Human Development-Stage Theories
A Part of the Learning Theory Project
Sigmund Freud, one of the first men in his field to propose a stage theory for human development, began his work in Vienna in the 1870's. His study of sexual development through psychoanalysis led him to publish Three Essays on the Theory of Sexuality. This work laid the groundwork for Freud's Stages of Psychosexual Development (not presently covered on this page). One of Freud's students, the German psychoanalyst Erik Erikson, then built off his predecessor's work on psychosexual development, publishing his most famous work, Childhood and Society, in 1950. In it, Erikson articulated his Stage Theory of Psychosocial Development (an obvious spinoff of Freud's theory).

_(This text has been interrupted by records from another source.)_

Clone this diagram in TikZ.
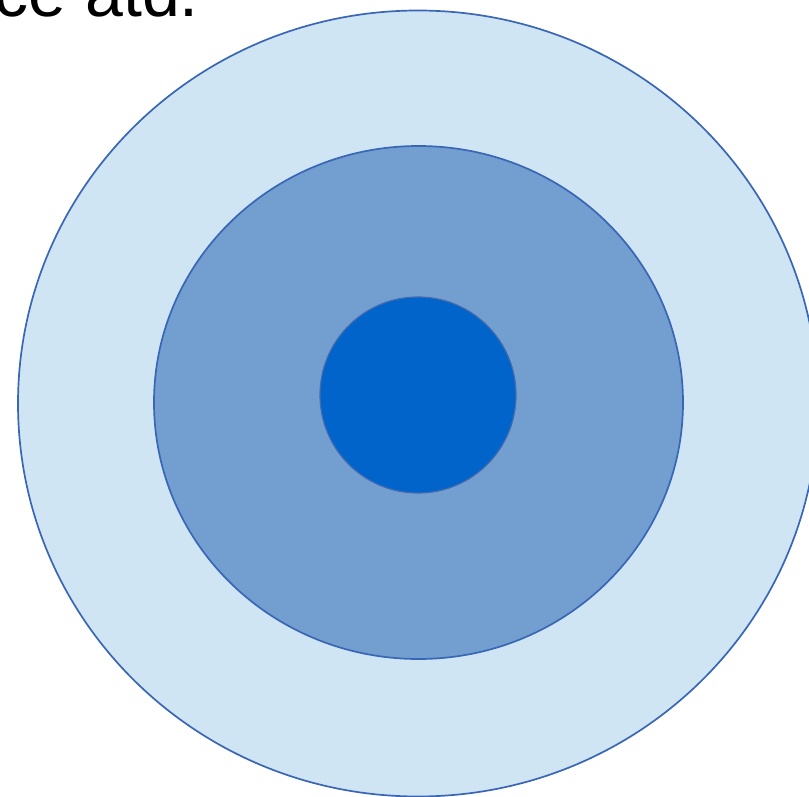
\documentclass[tikz,border=0pt]{standalone}
\usepackage{fontspec}
\setmainfont{Liberation Sans}
\definecolor{outerfill}{HTML}{CFE5F4}
\definecolor{midfill}{HTML}{729FD0}
\definecolor{innerfill}{HTML}{0064CB}
\definecolor{ringline}{HTML}{3A66B6}
\begin{document}
\begin{tikzpicture}[x=1pt,y=-1pt,
  ring/.style={draw=ringline,line width=1.7pt}]
\useasboundingbox (0,0) rectangle (809,797);
\clip (0,0) rectangle (809,797);
\fill[white] (0,0) rectangle (809,797);
\node[anchor=base east,inner sep=0pt,font=\fontsize{68}{80}\selectfont] (txt) at (199,17) {ce atd.};
\path[ring,fill=outerfill] (418,403.5) ellipse [x radius=400,y radius=393];
\path[ring,fill=midfill] (418.5,402.5) ellipse [x radius=264.5,y radius=256.5];
\path[draw=ringline!85!gray,line width=1.2pt,fill=innerfill] (418,395) circle [radius=98];
\end{tikzpicture}
\end{document}
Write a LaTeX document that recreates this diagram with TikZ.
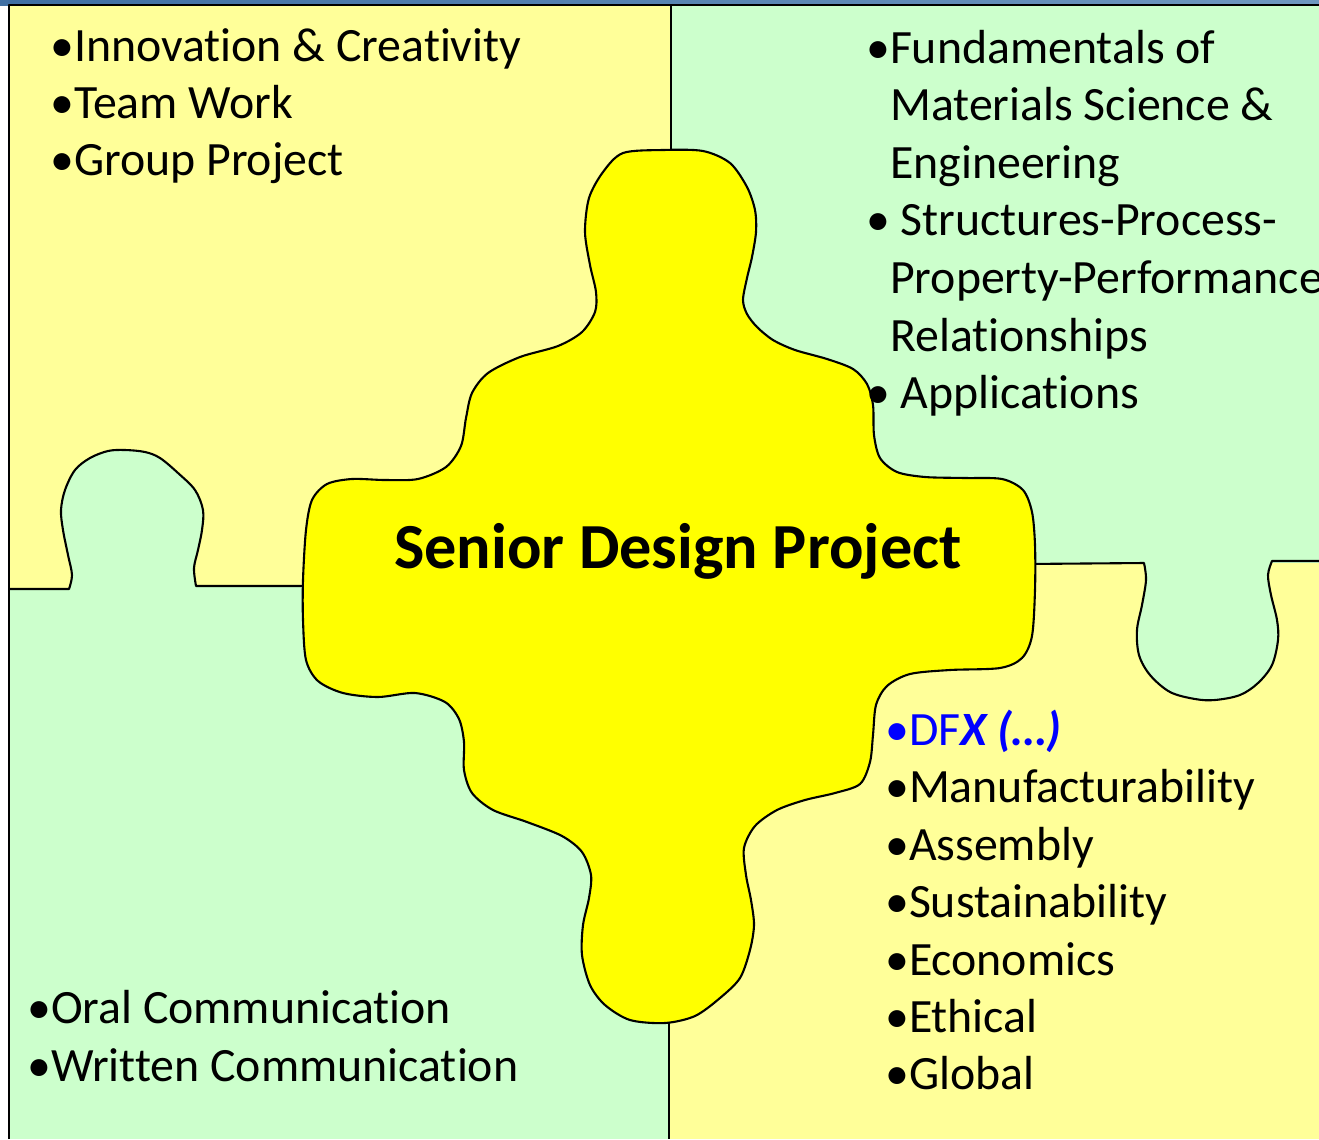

Meanwhile, one of Erikson's contemporaries, Jean Piaget, was hard at work studying how children perceive and understand the world around the. He published his groundbreaking book on the development of key cognitive abilities in children several years later in 1958. Entitled The Growth Of Logical Thinking From Childhood To Adolescence, Piaget offered results from a series of now famous experiments, and these led to his Stage Theory of Cognitive Development. That same year, Lawrence Kohlberg wrote his dissertation on the psychological development on morality, articulating the basics of his stage theory on this subject. The Heinz Moral Dilemma created by Kohlberg was designed to systematically separate moral thinkers into one of the six stages, and Kohlberg became famous for his moral quandaries.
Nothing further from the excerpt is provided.